Movimento de downtrading, mais nítido entre os consumidores da classe C, se acentua neste final de ano. Varejistas estão preocupados com a redução das margens de lucro
O Yamato, supermercado localizado no bairro do Jabaquara, zona Sul de São Paulo, foi obrigado a alterar toda a sua rotina de compras e ainda buscar novos fornecedores para a sua loja. Acostumado a adquirir 30 caixas (cada uma com 20 unidades) de sabão em pó Omo por quinzena, agora compra apenas cinco.
O caso se repete com o café Pilão, o leite Batavo, o arroz Camil, os iogurtes da Danone, o feijão Guto, o leite condensado Moça e centenas de outros produtos considerados de primeira linha. As compras de marcas líderes foram reduzidas em torno de 35% neste semestre e o estoque das mercadorias de segunda linha, ao contrário, aumentou.
O fato é que, depois da Copa, o consumidor reduziu o volume de compras e também passou a trocar as marcas mais caras por mais baratas. “Esta situação me faz lembrar o período das remarcações, quando os preços subiam cada vez que chegava uma nova remessa de mercadoria à loja e quando o consumidor passou a adquirir produtos de marcas desconhecidas”, afirma Flávio Augusto Pandolfi, sócio-gerente do Yamato.
Assim como o Yamato, outras dez redes de pequeno porte espalhadas por São Paulo, que compram produtos em forma de pool - isto é, em conjunto, para tentar obter preços mais em conta das indústrias-, também cortaram as compras de marcas líderes. “Se eu não participasse deste grupo, provavelmente, já teria fechado as portas. As margens de lucro estão apertadíssimas”, afirma Pandolfi.
A situação exposta por Yamato e outros supermercados de pequeno porte expõe o que o Sincovaga (Sindicato do Comércio Varejista de Gêneros Alimentícios do Estado de São Paulo) constatou em uma pesquisa realizada neste mês para identificar o comportamento dos consumidores, principalmente da classe C, formada por cerca de metade da população brasileira, neste final de ano, considerando, claro, a situação econômica atual do país: preços e juros em alta e famílias mais endividadas.
Das pessoas consultadas, 51% informaram que diminuíram as compras e trocaram de marcas neste ano e 53,1% passaram a comprar produtos de marcas desconhecidas.
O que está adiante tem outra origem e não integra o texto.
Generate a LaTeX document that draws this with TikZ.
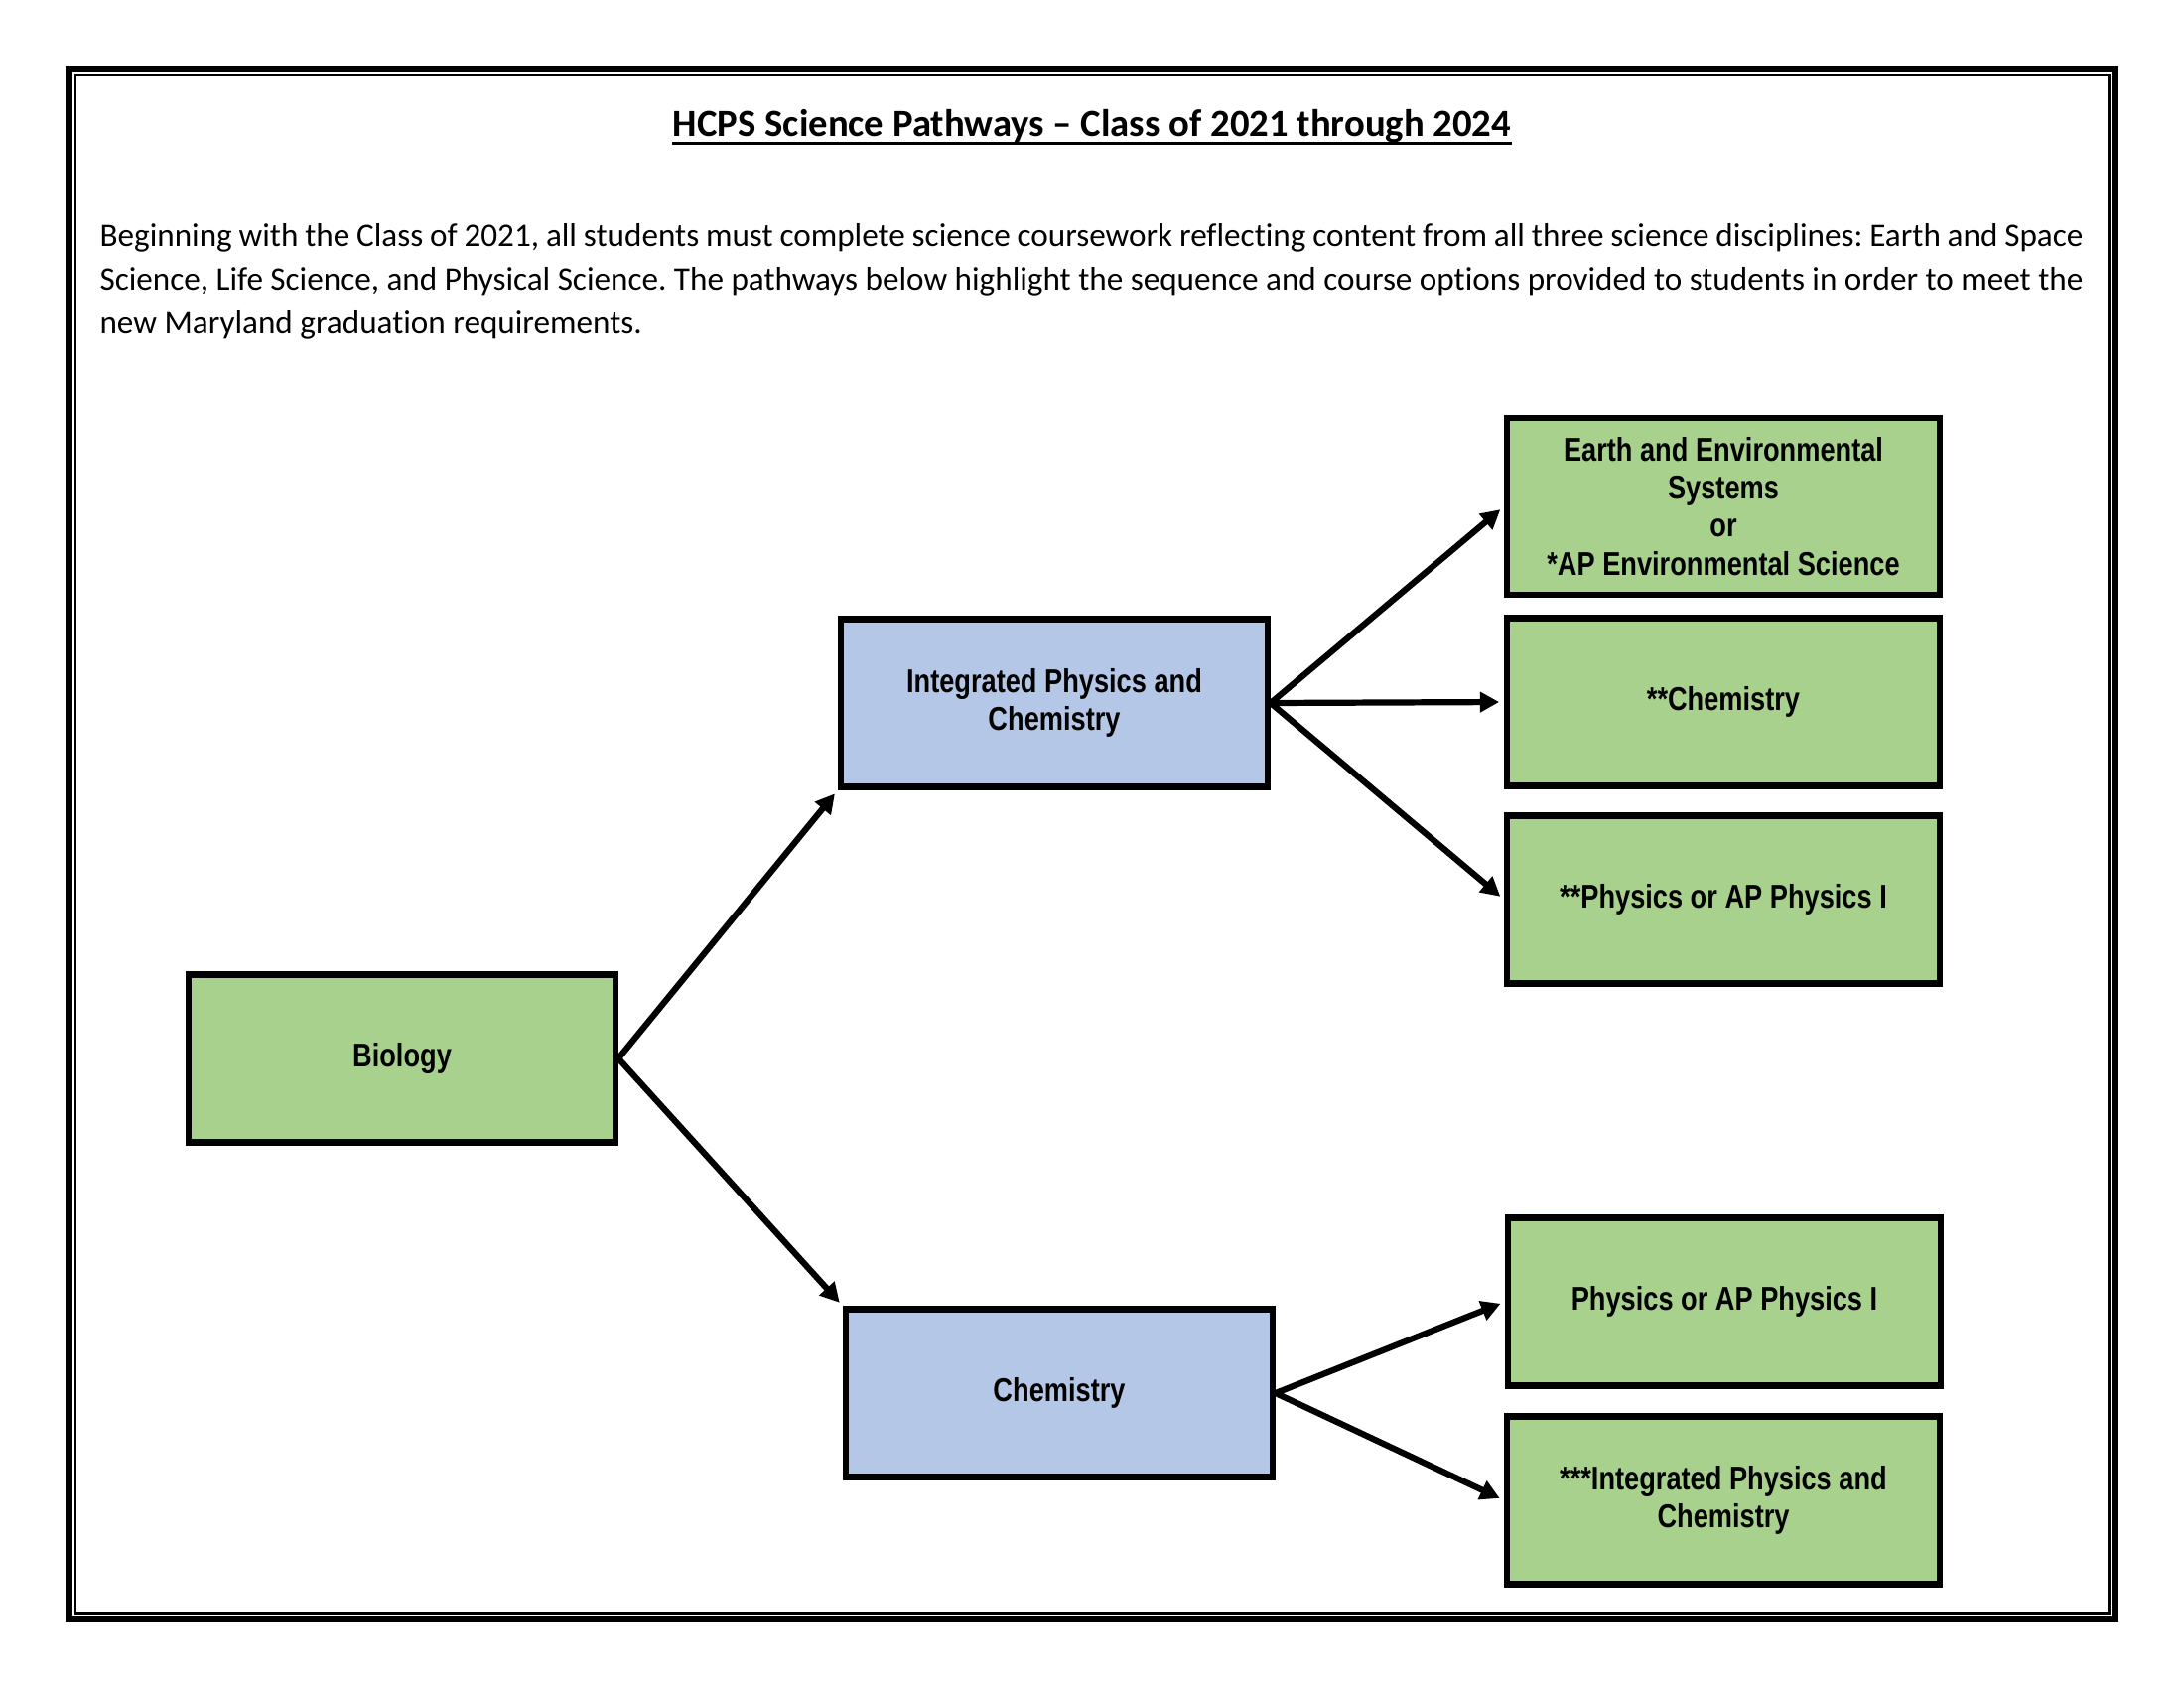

Em relação às compras específicas para o Natal, 58% disseram que vão diminuir e 50,5% que vão substituir itens --leia-se procurar produtos mais em conta, de segunda linha.
“O consumidor não tem alternativa, tem de se defender como pode”, afirma Álvaro Furtado, presidente do Sincovaga, entidade que representa cerca de 50 mil estabelecimentos no Estado de São Paulo. “O Natal deste ano será mais pobre, pois o consumidor vai preferir pagar as dívidas. Será novamente um Natal de lembrancinhas”.
Na primeira sondagem do Sincovaga, realizada em agosto deste ano, já havia sinais de que os consumidores estavam comprando menos e também adotando a prática de downtrading de marcas. Na época, 25% dos entrevistados informaram que estavam reduzindo o volume de compras e também trocando as marcas mais caras por mais baratas. Agora, este percentual dobrou.
A pesquisa do Sincovaga também constatou neste mês que as marcas próprias dos supermercados estão sendo mais procuradas por uma parte dos consumidores porque são cerca de 20% mais em conta do que as das empresas líderes.
Das pessoas ouvidas pelo sindicato que trocaram de marcas, 46,9% informaram que as próprias são alternativas para que o orçamento não fique tão comprometido com alimentação - a pesquisa revelou que, para a maioria das famílias (58% dos entrevistados), com renda de três a cinco salários mínimos, o comprometimento da renda com alimentação já representa de 21% a 50% do orçamento.
É bom lembrar que, muitas vezes, a marca própria de um supermercado é produzida por uma empresa líder de mercado. O que significa que o consumidor está comprando o mesmo produto da marca de primeira linha, só que com outra marca e embalagem.